** start MATERIAL **

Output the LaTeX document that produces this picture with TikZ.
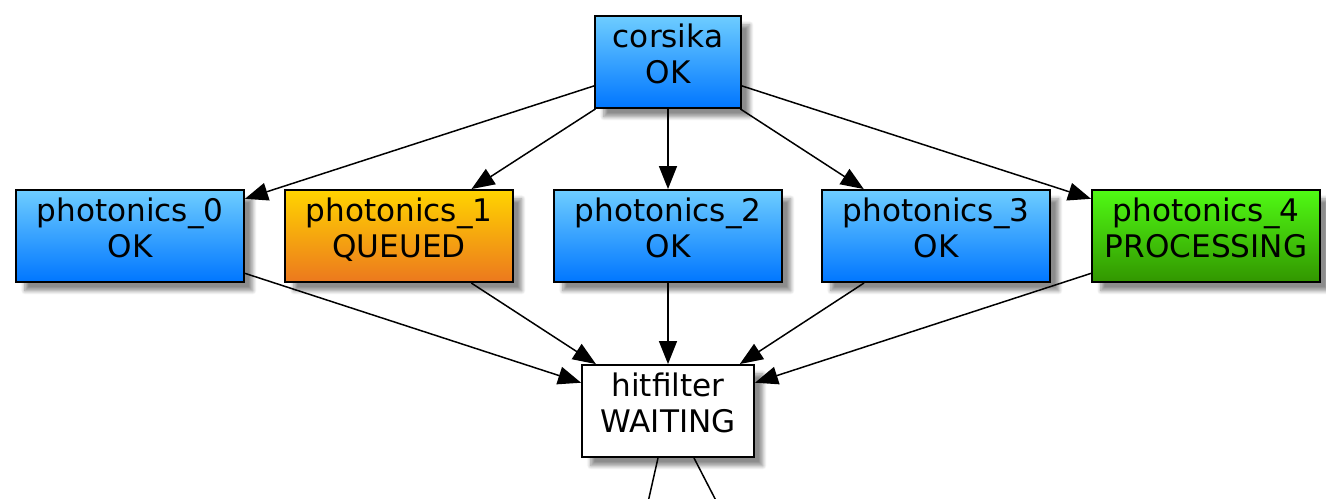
\documentclass[tikz,border=0pt]{standalone}
\usepackage{fontspec}
\setmainfont{DejaVu Sans}
\usetikzlibrary{arrows.meta,shadows.blur}

\definecolor{okTop}{RGB}{110,205,255}
\definecolor{okBot}{RGB}{0,118,255}
\definecolor{queuedTop}{RGB}{255,212,0}
\definecolor{queuedBot}{RGB}{236,120,30}
\definecolor{procTop}{RGB}{80,250,20}
\definecolor{procBot}{RGB}{50,150,0}

\begin{document}
\begin{tikzpicture}[x=0.02cm,y=-0.02cm,
  job/.style={draw=black,line width=1.1pt,minimum height=1.84cm,inner sep=0pt,
    align=center,font=\fontsize{17.7}{20.6}\selectfont,text depth=0.32cm,
    blur shadow={shadow xshift=5pt,shadow yshift=-5pt,shadow blur steps=8,shadow opacity=45}},
  ok/.style={job,top color=okTop,bottom color=okBot},
  queued/.style={job,top color=queuedTop,bottom color=queuedBot},
  processing/.style={job,top color=procTop,bottom color=procBot},
  waiting/.style={job,fill=white},
  edge/.style={line width=0.85pt,-{Triangle[length=0.46cm,width=0.36cm]}}]

\useasboundingbox (0,0) rectangle (1326,498);

\node[ok,minimum width=2.92cm] (corsika) at (668,62) {corsika\\OK};

\node[ok,minimum width=4.56cm] (photonics0) at (130,236) {photonics\_0\\OK};
\node[queued,minimum width=4.56cm] (photonics1) at (399,236) {photonics\_1\\QUEUED};
\node[ok,minimum width=4.56cm] (photonics2) at (668,236) {photonics\_2\\OK};
\node[ok,minimum width=4.56cm] (photonics3) at (936,236) {photonics\_3\\OK};
\node[processing,minimum width=4.56cm] (photonics4) at (1206,236) {photonics\_4\\PROCESSING};

\node[waiting,minimum width=3.44cm] (hitfilter) at (668,411) {hitfilter\\WAITING};

\coordinate (below0) at (644,520);
\coordinate (below1) at (726,520);

\foreach \i in {0,...,4}
{
\draw[edge] (corsika) -- (photonics\i);
\draw[edge] (photonics\i) -- (hitfilter);
}

\draw[line width=0.85pt] ([xshift=-0.2cm]hitfilter.south) -- (below0);
\draw[line width=0.85pt] ([xshift=0.52cm]hitfilter.south) -- (below1);
\end{tikzpicture}
\end{document}
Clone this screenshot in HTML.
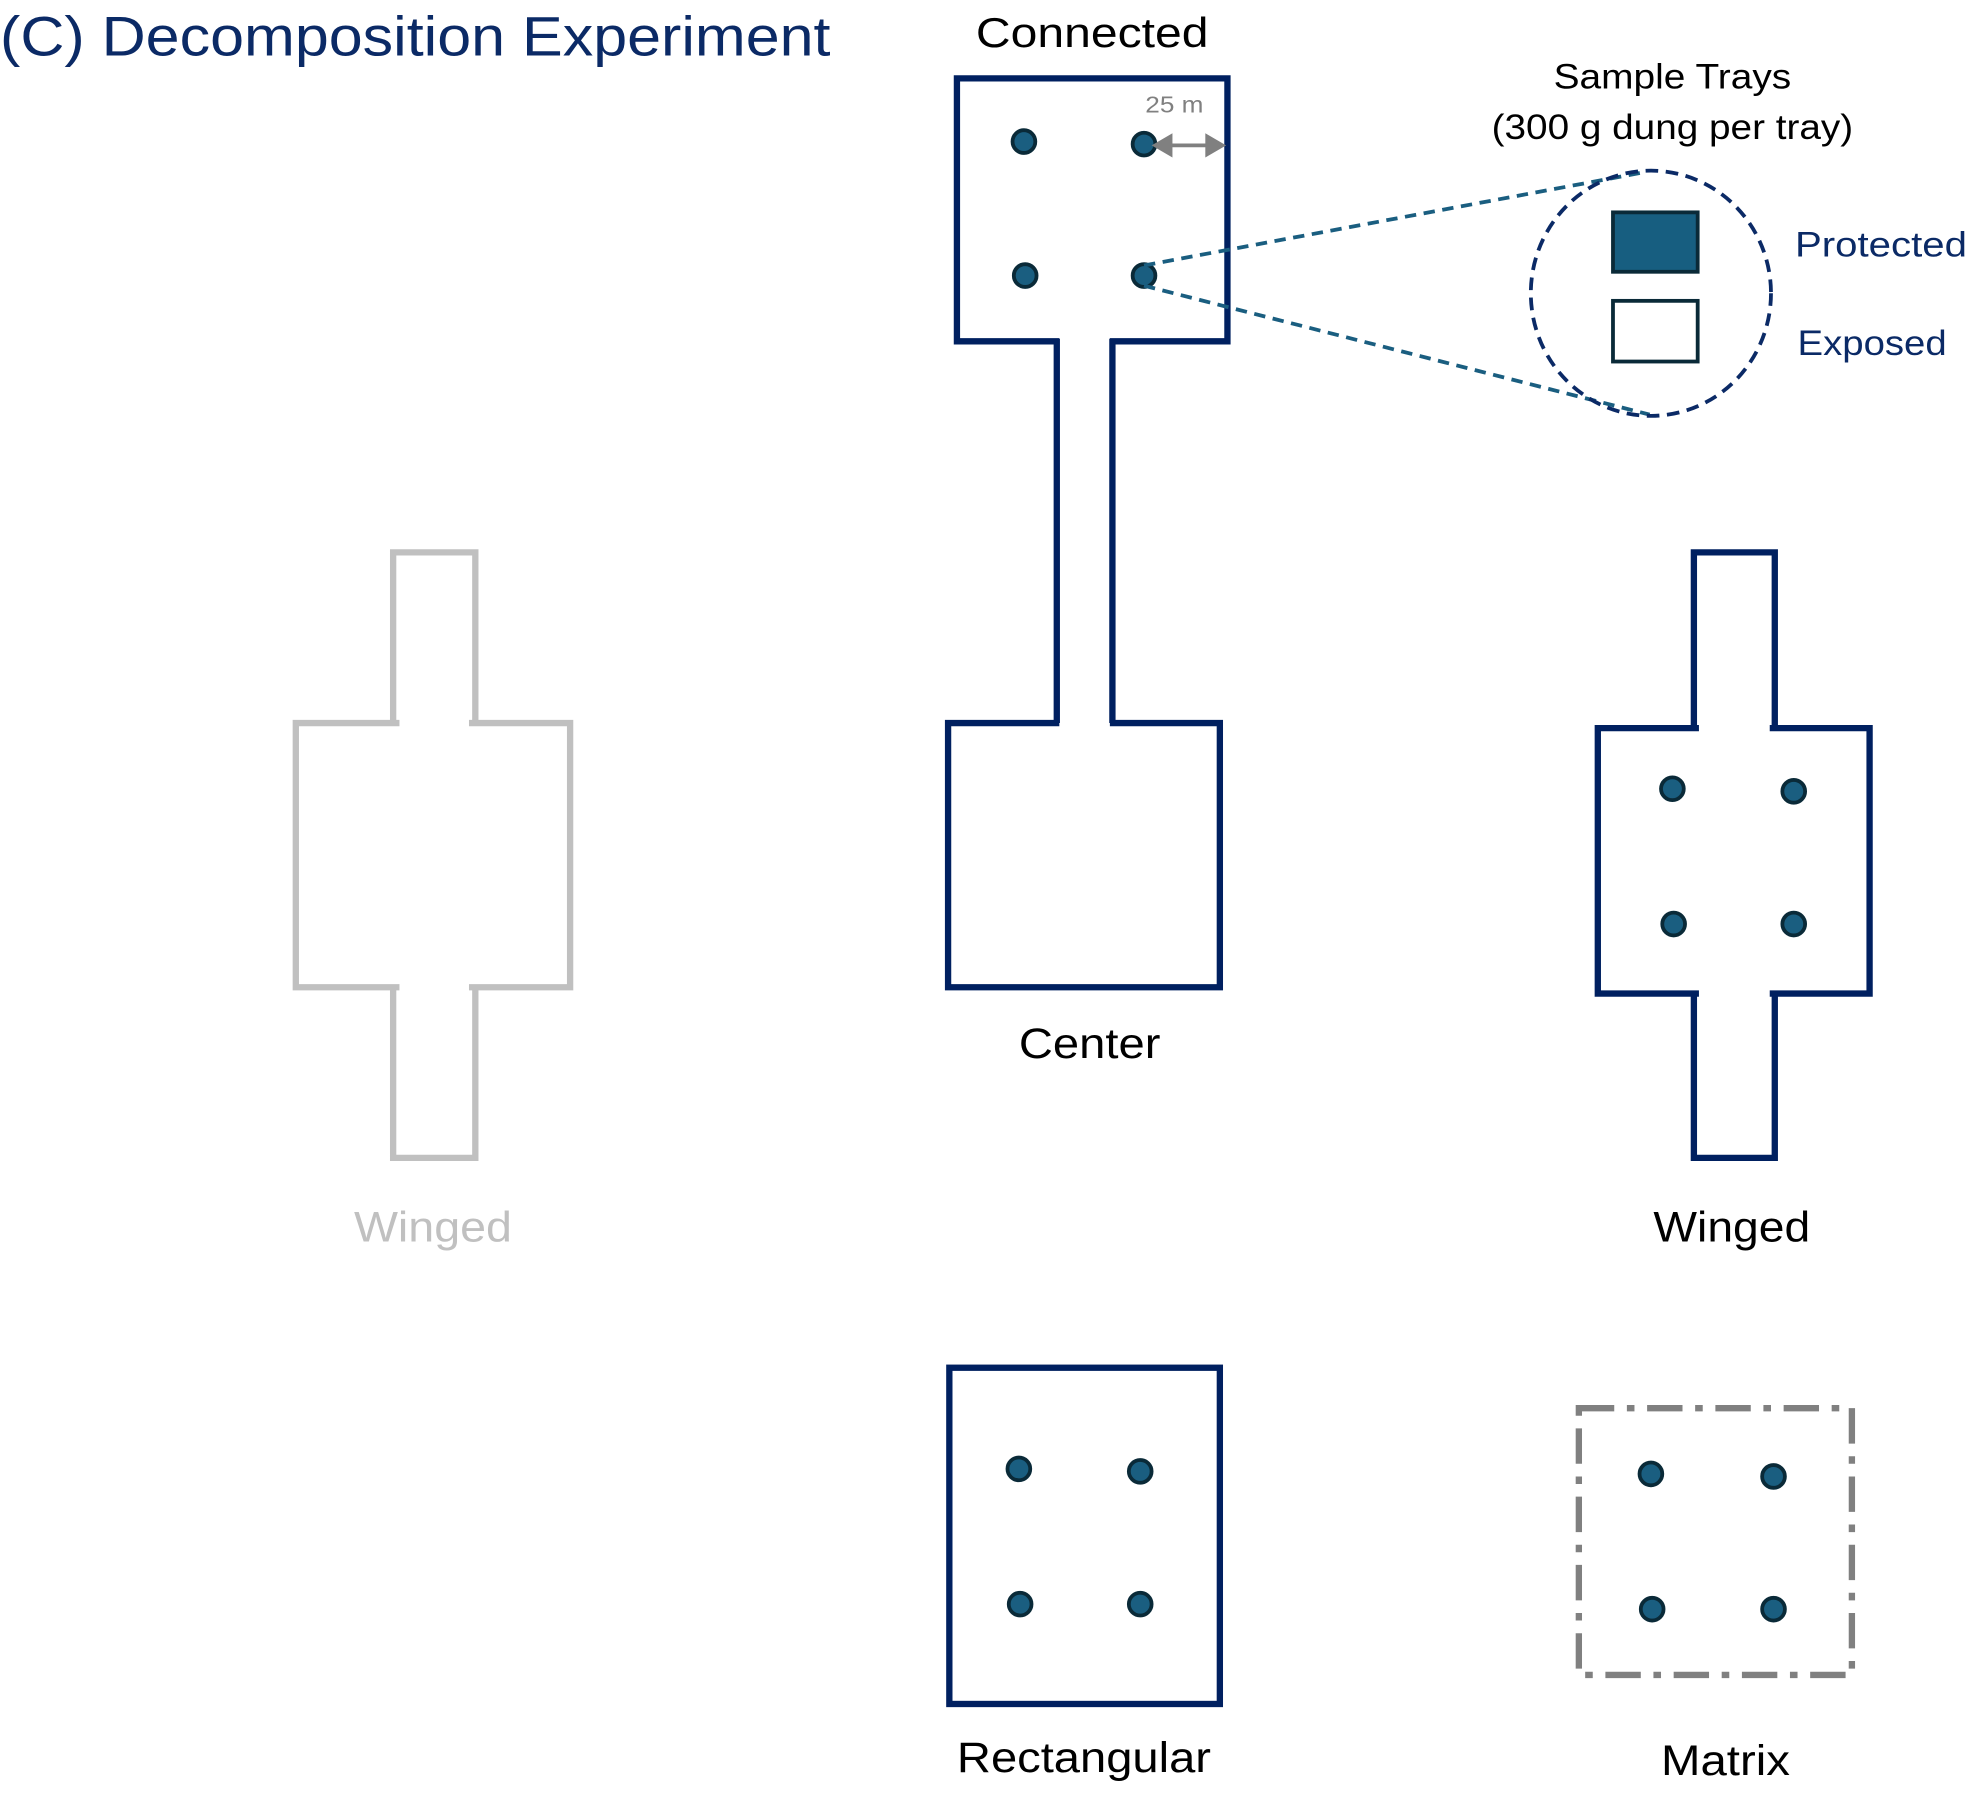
<!DOCTYPE html>
<html><head><meta charset="utf-8"><style>
html,body{margin:0;padding:0;background:#fff;}
svg{display:block;}
text{font-family:"Liberation Sans",sans-serif;}
</style></head><body>
<svg width="1972" height="1807" viewBox="0 0 1560 1429.5" xmlns="http://www.w3.org/2000/svg">
<rect width="1560" height="1430" fill="#fff"/>
<text x="0" y="44" font-size="44" fill="#0b2a66" textLength="657" lengthAdjust="spacingAndGlyphs">(C) Decomposition Experiment</text>

<!-- Connected -->
<text x="772" y="37" font-size="33" fill="#000" textLength="184" lengthAdjust="spacingAndGlyphs">Connected</text>
<g fill="none" stroke="#002060" stroke-width="5">
<path d="M838,270 H757 V62 H971 V270 H878"/>
<path d="M836,268 V572 M880,268 V572"/>
<path d="M838,572 H750 V781 H965 V572 H878"/>
</g>
<g fill="#1a5e80" stroke="#0a2a38" stroke-width="3">
<circle cx="810" cy="112" r="9"/><circle cx="905" cy="114" r="9"/>
<circle cx="811" cy="218" r="9"/><circle cx="905" cy="218" r="9"/>
</g>
<text x="906" y="89" font-size="18" fill="#808080" textLength="46" lengthAdjust="spacingAndGlyphs">25 m</text>
<g stroke="#808080" stroke-width="3" fill="#808080">
<line x1="922" y1="115" x2="958" y2="115"/>
<polygon points="914,115 926,108 926,122"/>
<polygon points="967,115 955,108 955,122"/>
</g>

<!-- Sample trays -->
<text x="1229" y="70" font-size="28" fill="#000" textLength="188" lengthAdjust="spacingAndGlyphs">Sample Trays</text>
<text x="1180" y="110" font-size="28" fill="#000" textLength="286" lengthAdjust="spacingAndGlyphs">(300 g dung per tray)</text>
<g stroke="#1a5e80" stroke-width="3" stroke-dasharray="9,6" fill="none">
<line x1="905" y1="210" x2="1302" y2="136"/>
<line x1="905" y1="226" x2="1305" y2="328"/>
</g>
<ellipse cx="1306" cy="232" rx="95" ry="97" fill="none" stroke="#0b2a66" stroke-width="3" stroke-dasharray="10,6"/>
<rect x="1276" y="168" width="67" height="47" fill="#175e80" stroke="#0a2a38" stroke-width="3"/>
<rect x="1276" y="238" width="67" height="48" fill="#fff" stroke="#0a2a38" stroke-width="3"/>
<text x="1420" y="203" font-size="28" fill="#0b2a66" textLength="136" lengthAdjust="spacingAndGlyphs">Protected</text>
<text x="1422" y="281" font-size="28" fill="#0b2a66" textLength="118" lengthAdjust="spacingAndGlyphs">Exposed</text>

<!-- Gray winged -->
<g fill="none" stroke="#c0c0c0" stroke-width="5">
<path d="M311,572 V437 H376 V572"/>
<path d="M316,572 H234 V781 H316 M371,572 H451 V781 H371"/>
<path d="M311,781 V916 H376 V781"/>
</g>
<text x="280" y="982" font-size="34" fill="#c0c0c0" textLength="125" lengthAdjust="spacingAndGlyphs">Winged</text>

<!-- Center label -->
<text x="806" y="837" font-size="34" fill="#000" textLength="112" lengthAdjust="spacingAndGlyphs">Center</text>

<!-- Right winged -->
<g fill="none" stroke="#002060" stroke-width="5">
<path d="M1340,576 V437 H1404 V576"/>
<path d="M1344,576 H1264 V786 H1344 M1400,576 H1479 V786 H1400"/>
<path d="M1340,786 V916 H1404 V786"/>
</g>
<g fill="#1a5e80" stroke="#0a2a38" stroke-width="3">
<circle cx="1323" cy="624" r="9"/><circle cx="1419" cy="626" r="9"/>
<circle cx="1324" cy="731" r="9"/><circle cx="1419" cy="731" r="9"/>
</g>
<text x="1308" y="982" font-size="34" fill="#000" textLength="124" lengthAdjust="spacingAndGlyphs">Winged</text>

<!-- Rectangular -->
<rect x="751" y="1082" width="214" height="266" fill="none" stroke="#002060" stroke-width="5"/>
<g fill="#1a5e80" stroke="#0a2a38" stroke-width="3">
<circle cx="806" cy="1162" r="9"/><circle cx="902" cy="1164" r="9"/>
<circle cx="807" cy="1269" r="9"/><circle cx="902" cy="1269" r="9"/>
</g>
<text x="757" y="1402" font-size="34" fill="#000" textLength="201" lengthAdjust="spacingAndGlyphs">Rectangular</text>

<!-- Matrix -->
<rect x="1249" y="1114" width="216" height="211" fill="none" stroke="#808080" stroke-width="5" stroke-dasharray="28,10,6,10"/>
<g fill="#1a5e80" stroke="#0a2a38" stroke-width="3">
<circle cx="1306" cy="1166" r="9"/><circle cx="1403" cy="1168" r="9"/>
<circle cx="1307" cy="1273" r="9"/><circle cx="1403" cy="1273" r="9"/>
</g>
<text x="1314" y="1404" font-size="34" fill="#000" textLength="102" lengthAdjust="spacingAndGlyphs">Matrix</text>
</svg>
</body></html>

** end MATERIAL **

◆ **REQUIREMENT**: Repeat everything in the records precisely. Images are excluded from the copy.

◆ **FULL ANSWER**:
Output the LaTeX document that produces this picture with TikZ.
\documentclass[tikz,border=0pt]{standalone}
\usepackage{fontspec}
\setmainfont{DejaVu Sans}
\usetikzlibrary{arrows.meta,shadows.blur}

\definecolor{okTop}{RGB}{110,205,255}
\definecolor{okBot}{RGB}{0,118,255}
\definecolor{queuedTop}{RGB}{255,212,0}
\definecolor{queuedBot}{RGB}{236,120,30}
\definecolor{procTop}{RGB}{80,250,20}
\definecolor{procBot}{RGB}{50,150,0}

\begin{document}
\begin{tikzpicture}[x=0.02cm,y=-0.02cm,
  job/.style={draw=black,line width=1.1pt,minimum height=1.84cm,inner sep=0pt,
    align=center,font=\fontsize{17.7}{20.6}\selectfont,text depth=0.32cm,
    blur shadow={shadow xshift=5pt,shadow yshift=-5pt,shadow blur steps=8,shadow opacity=45}},
  ok/.style={job,top color=okTop,bottom color=okBot},
  queued/.style={job,top color=queuedTop,bottom color=queuedBot},
  processing/.style={job,top color=procTop,bottom color=procBot},
  waiting/.style={job,fill=white},
  edge/.style={line width=0.85pt,-{Triangle[length=0.46cm,width=0.36cm]}}]

\useasboundingbox (0,0) rectangle (1326,498);

\node[ok,minimum width=2.92cm] (corsika) at (668,62) {corsika\\OK};

\node[ok,minimum width=4.56cm] (photonics0) at (130,236) {photonics\_0\\OK};
\node[queued,minimum width=4.56cm] (photonics1) at (399,236) {photonics\_1\\QUEUED};
\node[ok,minimum width=4.56cm] (photonics2) at (668,236) {photonics\_2\\OK};
\node[ok,minimum width=4.56cm] (photonics3) at (936,236) {photonics\_3\\OK};
\node[processing,minimum width=4.56cm] (photonics4) at (1206,236) {photonics\_4\\PROCESSING};

\node[waiting,minimum width=3.44cm] (hitfilter) at (668,411) {hitfilter\\WAITING};

\coordinate (below0) at (644,520);
\coordinate (below1) at (726,520);

\foreach \i in {0,...,4}
{
\draw[edge] (corsika) -- (photonics\i);
\draw[edge] (photonics\i) -- (hitfilter);
}

\draw[line width=0.85pt] ([xshift=-0.2cm]hitfilter.south) -- (below0);
\draw[line width=0.85pt] ([xshift=0.52cm]hitfilter.south) -- (below1);
\end{tikzpicture}
\end{document}
Clone this screenshot in HTML.
<!DOCTYPE html>
<html><head><meta charset="utf-8"><style>
html,body{margin:0;padding:0;background:#fff;}
svg{display:block;}
text{font-family:"Liberation Sans",sans-serif;}
</style></head><body>
<svg width="1972" height="1807" viewBox="0 0 1560 1429.5" xmlns="http://www.w3.org/2000/svg">
<rect width="1560" height="1430" fill="#fff"/>
<text x="0" y="44" font-size="44" fill="#0b2a66" textLength="657" lengthAdjust="spacingAndGlyphs">(C) Decomposition Experiment</text>

<!-- Connected -->
<text x="772" y="37" font-size="33" fill="#000" textLength="184" lengthAdjust="spacingAndGlyphs">Connected</text>
<g fill="none" stroke="#002060" stroke-width="5">
<path d="M838,270 H757 V62 H971 V270 H878"/>
<path d="M836,268 V572 M880,268 V572"/>
<path d="M838,572 H750 V781 H965 V572 H878"/>
</g>
<g fill="#1a5e80" stroke="#0a2a38" stroke-width="3">
<circle cx="810" cy="112" r="9"/><circle cx="905" cy="114" r="9"/>
<circle cx="811" cy="218" r="9"/><circle cx="905" cy="218" r="9"/>
</g>
<text x="906" y="89" font-size="18" fill="#808080" textLength="46" lengthAdjust="spacingAndGlyphs">25 m</text>
<g stroke="#808080" stroke-width="3" fill="#808080">
<line x1="922" y1="115" x2="958" y2="115"/>
<polygon points="914,115 926,108 926,122"/>
<polygon points="967,115 955,108 955,122"/>
</g>

<!-- Sample trays -->
<text x="1229" y="70" font-size="28" fill="#000" textLength="188" lengthAdjust="spacingAndGlyphs">Sample Trays</text>
<text x="1180" y="110" font-size="28" fill="#000" textLength="286" lengthAdjust="spacingAndGlyphs">(300 g dung per tray)</text>
<g stroke="#1a5e80" stroke-width="3" stroke-dasharray="9,6" fill="none">
<line x1="905" y1="210" x2="1302" y2="136"/>
<line x1="905" y1="226" x2="1305" y2="328"/>
</g>
<ellipse cx="1306" cy="232" rx="95" ry="97" fill="none" stroke="#0b2a66" stroke-width="3" stroke-dasharray="10,6"/>
<rect x="1276" y="168" width="67" height="47" fill="#175e80" stroke="#0a2a38" stroke-width="3"/>
<rect x="1276" y="238" width="67" height="48" fill="#fff" stroke="#0a2a38" stroke-width="3"/>
<text x="1420" y="203" font-size="28" fill="#0b2a66" textLength="136" lengthAdjust="spacingAndGlyphs">Protected</text>
<text x="1422" y="281" font-size="28" fill="#0b2a66" textLength="118" lengthAdjust="spacingAndGlyphs">Exposed</text>

<!-- Gray winged -->
<g fill="none" stroke="#c0c0c0" stroke-width="5">
<path d="M311,572 V437 H376 V572"/>
<path d="M316,572 H234 V781 H316 M371,572 H451 V781 H371"/>
<path d="M311,781 V916 H376 V781"/>
</g>
<text x="280" y="982" font-size="34" fill="#c0c0c0" textLength="125" lengthAdjust="spacingAndGlyphs">Winged</text>

<!-- Center label -->
<text x="806" y="837" font-size="34" fill="#000" textLength="112" lengthAdjust="spacingAndGlyphs">Center</text>

<!-- Right winged -->
<g fill="none" stroke="#002060" stroke-width="5">
<path d="M1340,576 V437 H1404 V576"/>
<path d="M1344,576 H1264 V786 H1344 M1400,576 H1479 V786 H1400"/>
<path d="M1340,786 V916 H1404 V786"/>
</g>
<g fill="#1a5e80" stroke="#0a2a38" stroke-width="3">
<circle cx="1323" cy="624" r="9"/><circle cx="1419" cy="626" r="9"/>
<circle cx="1324" cy="731" r="9"/><circle cx="1419" cy="731" r="9"/>
</g>
<text x="1308" y="982" font-size="34" fill="#000" textLength="124" lengthAdjust="spacingAndGlyphs">Winged</text>

<!-- Rectangular -->
<rect x="751" y="1082" width="214" height="266" fill="none" stroke="#002060" stroke-width="5"/>
<g fill="#1a5e80" stroke="#0a2a38" stroke-width="3">
<circle cx="806" cy="1162" r="9"/><circle cx="902" cy="1164" r="9"/>
<circle cx="807" cy="1269" r="9"/><circle cx="902" cy="1269" r="9"/>
</g>
<text x="757" y="1402" font-size="34" fill="#000" textLength="201" lengthAdjust="spacingAndGlyphs">Rectangular</text>

<!-- Matrix -->
<rect x="1249" y="1114" width="216" height="211" fill="none" stroke="#808080" stroke-width="5" stroke-dasharray="28,10,6,10"/>
<g fill="#1a5e80" stroke="#0a2a38" stroke-width="3">
<circle cx="1306" cy="1166" r="9"/><circle cx="1403" cy="1168" r="9"/>
<circle cx="1307" cy="1273" r="9"/><circle cx="1403" cy="1273" r="9"/>
</g>
<text x="1314" y="1404" font-size="34" fill="#000" textLength="102" lengthAdjust="spacingAndGlyphs">Matrix</text>
</svg>
</body></html>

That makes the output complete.